[Source code of charts]
━━━━━━━━━━

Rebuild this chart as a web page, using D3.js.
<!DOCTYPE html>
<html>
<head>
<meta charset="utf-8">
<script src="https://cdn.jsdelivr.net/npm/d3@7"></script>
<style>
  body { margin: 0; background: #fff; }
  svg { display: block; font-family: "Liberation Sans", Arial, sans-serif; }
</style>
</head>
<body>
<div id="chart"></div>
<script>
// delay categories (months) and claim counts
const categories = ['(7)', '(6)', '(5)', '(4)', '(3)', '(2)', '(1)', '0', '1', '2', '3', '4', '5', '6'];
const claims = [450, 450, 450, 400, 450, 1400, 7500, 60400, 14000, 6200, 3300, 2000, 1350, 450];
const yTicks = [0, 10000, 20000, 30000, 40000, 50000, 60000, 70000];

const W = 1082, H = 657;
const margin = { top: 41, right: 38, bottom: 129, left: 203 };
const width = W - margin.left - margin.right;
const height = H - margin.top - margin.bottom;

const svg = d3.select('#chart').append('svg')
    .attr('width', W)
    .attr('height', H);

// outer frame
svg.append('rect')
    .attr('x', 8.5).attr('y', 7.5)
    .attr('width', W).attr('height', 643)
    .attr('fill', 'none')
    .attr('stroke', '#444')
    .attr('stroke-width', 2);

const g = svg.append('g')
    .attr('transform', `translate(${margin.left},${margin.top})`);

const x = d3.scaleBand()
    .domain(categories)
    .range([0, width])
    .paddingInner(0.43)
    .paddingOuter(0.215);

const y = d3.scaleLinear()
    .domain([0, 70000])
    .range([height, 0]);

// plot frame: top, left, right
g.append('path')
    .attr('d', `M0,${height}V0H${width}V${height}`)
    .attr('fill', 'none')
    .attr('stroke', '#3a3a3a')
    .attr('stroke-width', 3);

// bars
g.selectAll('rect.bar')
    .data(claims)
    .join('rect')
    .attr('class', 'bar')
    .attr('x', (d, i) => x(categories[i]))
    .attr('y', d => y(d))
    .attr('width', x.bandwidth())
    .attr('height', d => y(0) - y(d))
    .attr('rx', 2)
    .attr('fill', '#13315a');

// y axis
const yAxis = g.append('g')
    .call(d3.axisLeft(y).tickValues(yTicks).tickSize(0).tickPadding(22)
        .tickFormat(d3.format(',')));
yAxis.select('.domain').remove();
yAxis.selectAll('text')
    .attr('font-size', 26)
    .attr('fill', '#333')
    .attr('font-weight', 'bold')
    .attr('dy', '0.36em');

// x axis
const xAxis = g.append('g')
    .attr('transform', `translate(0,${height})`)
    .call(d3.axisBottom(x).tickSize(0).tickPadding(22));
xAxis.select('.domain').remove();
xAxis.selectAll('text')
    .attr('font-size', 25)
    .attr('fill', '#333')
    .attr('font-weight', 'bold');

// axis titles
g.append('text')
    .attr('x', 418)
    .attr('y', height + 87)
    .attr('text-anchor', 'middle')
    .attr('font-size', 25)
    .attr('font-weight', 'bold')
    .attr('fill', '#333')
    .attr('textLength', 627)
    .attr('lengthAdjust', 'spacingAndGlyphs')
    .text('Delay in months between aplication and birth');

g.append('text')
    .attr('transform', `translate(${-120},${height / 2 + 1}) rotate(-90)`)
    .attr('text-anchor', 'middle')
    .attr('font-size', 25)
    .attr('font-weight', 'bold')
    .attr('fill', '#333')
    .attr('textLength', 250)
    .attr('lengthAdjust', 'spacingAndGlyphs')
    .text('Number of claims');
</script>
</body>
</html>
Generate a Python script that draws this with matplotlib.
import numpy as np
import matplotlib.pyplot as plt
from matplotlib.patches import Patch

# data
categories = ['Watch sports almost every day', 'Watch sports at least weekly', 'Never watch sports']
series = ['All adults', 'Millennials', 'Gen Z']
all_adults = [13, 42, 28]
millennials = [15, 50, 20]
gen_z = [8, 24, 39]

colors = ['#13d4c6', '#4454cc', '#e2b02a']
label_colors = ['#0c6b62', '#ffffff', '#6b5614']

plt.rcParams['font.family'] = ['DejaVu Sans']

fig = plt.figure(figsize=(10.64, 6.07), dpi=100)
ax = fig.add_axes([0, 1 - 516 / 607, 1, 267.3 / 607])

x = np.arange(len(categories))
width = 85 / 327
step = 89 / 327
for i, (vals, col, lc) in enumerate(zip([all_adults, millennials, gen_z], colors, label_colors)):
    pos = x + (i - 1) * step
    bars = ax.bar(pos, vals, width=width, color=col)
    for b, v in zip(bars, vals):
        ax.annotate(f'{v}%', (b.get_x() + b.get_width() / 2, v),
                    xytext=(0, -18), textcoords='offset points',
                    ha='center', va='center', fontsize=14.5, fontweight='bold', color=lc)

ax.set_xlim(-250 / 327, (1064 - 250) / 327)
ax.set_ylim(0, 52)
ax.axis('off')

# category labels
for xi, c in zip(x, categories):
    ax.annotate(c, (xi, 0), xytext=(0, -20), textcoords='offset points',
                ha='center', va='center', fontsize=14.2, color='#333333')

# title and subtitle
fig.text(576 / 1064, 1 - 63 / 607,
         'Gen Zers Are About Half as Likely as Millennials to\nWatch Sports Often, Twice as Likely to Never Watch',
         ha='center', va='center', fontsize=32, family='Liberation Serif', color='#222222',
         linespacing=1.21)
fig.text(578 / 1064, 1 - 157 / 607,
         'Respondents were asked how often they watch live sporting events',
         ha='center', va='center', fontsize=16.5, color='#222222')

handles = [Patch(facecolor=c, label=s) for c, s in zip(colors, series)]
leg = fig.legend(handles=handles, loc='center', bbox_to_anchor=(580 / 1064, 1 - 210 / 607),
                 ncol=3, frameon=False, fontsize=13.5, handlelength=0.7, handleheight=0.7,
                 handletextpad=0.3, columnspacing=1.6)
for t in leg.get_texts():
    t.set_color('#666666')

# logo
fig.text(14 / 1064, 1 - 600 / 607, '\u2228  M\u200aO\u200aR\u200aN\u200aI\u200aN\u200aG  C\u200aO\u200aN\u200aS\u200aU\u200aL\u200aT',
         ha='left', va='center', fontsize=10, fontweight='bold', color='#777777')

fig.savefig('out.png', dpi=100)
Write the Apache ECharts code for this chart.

━━━━━━━━━━

Set down the material above again, word for word.

Final result:
Rebuild this chart as a web page, using D3.js.
<!DOCTYPE html>
<html>
<head>
<meta charset="utf-8">
<script src="https://cdn.jsdelivr.net/npm/d3@7"></script>
<style>
  body { margin: 0; background: #fff; }
  svg { display: block; font-family: "Liberation Sans", Arial, sans-serif; }
</style>
</head>
<body>
<div id="chart"></div>
<script>
// delay categories (months) and claim counts
const categories = ['(7)', '(6)', '(5)', '(4)', '(3)', '(2)', '(1)', '0', '1', '2', '3', '4', '5', '6'];
const claims = [450, 450, 450, 400, 450, 1400, 7500, 60400, 14000, 6200, 3300, 2000, 1350, 450];
const yTicks = [0, 10000, 20000, 30000, 40000, 50000, 60000, 70000];

const W = 1082, H = 657;
const margin = { top: 41, right: 38, bottom: 129, left: 203 };
const width = W - margin.left - margin.right;
const height = H - margin.top - margin.bottom;

const svg = d3.select('#chart').append('svg')
    .attr('width', W)
    .attr('height', H);

// outer frame
svg.append('rect')
    .attr('x', 8.5).attr('y', 7.5)
    .attr('width', W).attr('height', 643)
    .attr('fill', 'none')
    .attr('stroke', '#444')
    .attr('stroke-width', 2);

const g = svg.append('g')
    .attr('transform', `translate(${margin.left},${margin.top})`);

const x = d3.scaleBand()
    .domain(categories)
    .range([0, width])
    .paddingInner(0.43)
    .paddingOuter(0.215);

const y = d3.scaleLinear()
    .domain([0, 70000])
    .range([height, 0]);

// plot frame: top, left, right
g.append('path')
    .attr('d', `M0,${height}V0H${width}V${height}`)
    .attr('fill', 'none')
    .attr('stroke', '#3a3a3a')
    .attr('stroke-width', 3);

// bars
g.selectAll('rect.bar')
    .data(claims)
    .join('rect')
    .attr('class', 'bar')
    .attr('x', (d, i) => x(categories[i]))
    .attr('y', d => y(d))
    .attr('width', x.bandwidth())
    .attr('height', d => y(0) - y(d))
    .attr('rx', 2)
    .attr('fill', '#13315a');

// y axis
const yAxis = g.append('g')
    .call(d3.axisLeft(y).tickValues(yTicks).tickSize(0).tickPadding(22)
        .tickFormat(d3.format(',')));
yAxis.select('.domain').remove();
yAxis.selectAll('text')
    .attr('font-size', 26)
    .attr('fill', '#333')
    .attr('font-weight', 'bold')
    .attr('dy', '0.36em');

// x axis
const xAxis = g.append('g')
    .attr('transform', `translate(0,${height})`)
    .call(d3.axisBottom(x).tickSize(0).tickPadding(22));
xAxis.select('.domain').remove();
xAxis.selectAll('text')
    .attr('font-size', 25)
    .attr('fill', '#333')
    .attr('font-weight', 'bold');

// axis titles
g.append('text')
    .attr('x', 418)
    .attr('y', height + 87)
    .attr('text-anchor', 'middle')
    .attr('font-size', 25)
    .attr('font-weight', 'bold')
    .attr('fill', '#333')
    .attr('textLength', 627)
    .attr('lengthAdjust', 'spacingAndGlyphs')
    .text('Delay in months between aplication and birth');

g.append('text')
    .attr('transform', `translate(${-120},${height / 2 + 1}) rotate(-90)`)
    .attr('text-anchor', 'middle')
    .attr('font-size', 25)
    .attr('font-weight', 'bold')
    .attr('fill', '#333')
    .attr('textLength', 250)
    .attr('lengthAdjust', 'spacingAndGlyphs')
    .text('Number of claims');
</script>
</body>
</html>
Generate a Python script that draws this with matplotlib.
import numpy as np
import matplotlib.pyplot as plt
from matplotlib.patches import Patch

# data
categories = ['Watch sports almost every day', 'Watch sports at least weekly', 'Never watch sports']
series = ['All adults', 'Millennials', 'Gen Z']
all_adults = [13, 42, 28]
millennials = [15, 50, 20]
gen_z = [8, 24, 39]

colors = ['#13d4c6', '#4454cc', '#e2b02a']
label_colors = ['#0c6b62', '#ffffff', '#6b5614']

plt.rcParams['font.family'] = ['DejaVu Sans']

fig = plt.figure(figsize=(10.64, 6.07), dpi=100)
ax = fig.add_axes([0, 1 - 516 / 607, 1, 267.3 / 607])

x = np.arange(len(categories))
width = 85 / 327
step = 89 / 327
for i, (vals, col, lc) in enumerate(zip([all_adults, millennials, gen_z], colors, label_colors)):
    pos = x + (i - 1) * step
    bars = ax.bar(pos, vals, width=width, color=col)
    for b, v in zip(bars, vals):
        ax.annotate(f'{v}%', (b.get_x() + b.get_width() / 2, v),
                    xytext=(0, -18), textcoords='offset points',
                    ha='center', va='center', fontsize=14.5, fontweight='bold', color=lc)

ax.set_xlim(-250 / 327, (1064 - 250) / 327)
ax.set_ylim(0, 52)
ax.axis('off')

# category labels
for xi, c in zip(x, categories):
    ax.annotate(c, (xi, 0), xytext=(0, -20), textcoords='offset points',
                ha='center', va='center', fontsize=14.2, color='#333333')

# title and subtitle
fig.text(576 / 1064, 1 - 63 / 607,
         'Gen Zers Are About Half as Likely as Millennials to\nWatch Sports Often, Twice as Likely to Never Watch',
         ha='center', va='center', fontsize=32, family='Liberation Serif', color='#222222',
         linespacing=1.21)
fig.text(578 / 1064, 1 - 157 / 607,
         'Respondents were asked how often they watch live sporting events',
         ha='center', va='center', fontsize=16.5, color='#222222')

handles = [Patch(facecolor=c, label=s) for c, s in zip(colors, series)]
leg = fig.legend(handles=handles, loc='center', bbox_to_anchor=(580 / 1064, 1 - 210 / 607),
                 ncol=3, frameon=False, fontsize=13.5, handlelength=0.7, handleheight=0.7,
                 handletextpad=0.3, columnspacing=1.6)
for t in leg.get_texts():
    t.set_color('#666666')

# logo
fig.text(14 / 1064, 1 - 600 / 607, '\u2228  M\u200aO\u200aR\u200aN\u200aI\u200aN\u200aG  C\u200aO\u200aN\u200aS\u200aU\u200aL\u200aT',
         ha='left', va='center', fontsize=10, fontweight='bold', color='#777777')

fig.savefig('out.png', dpi=100)
Write the Apache ECharts code for this chart.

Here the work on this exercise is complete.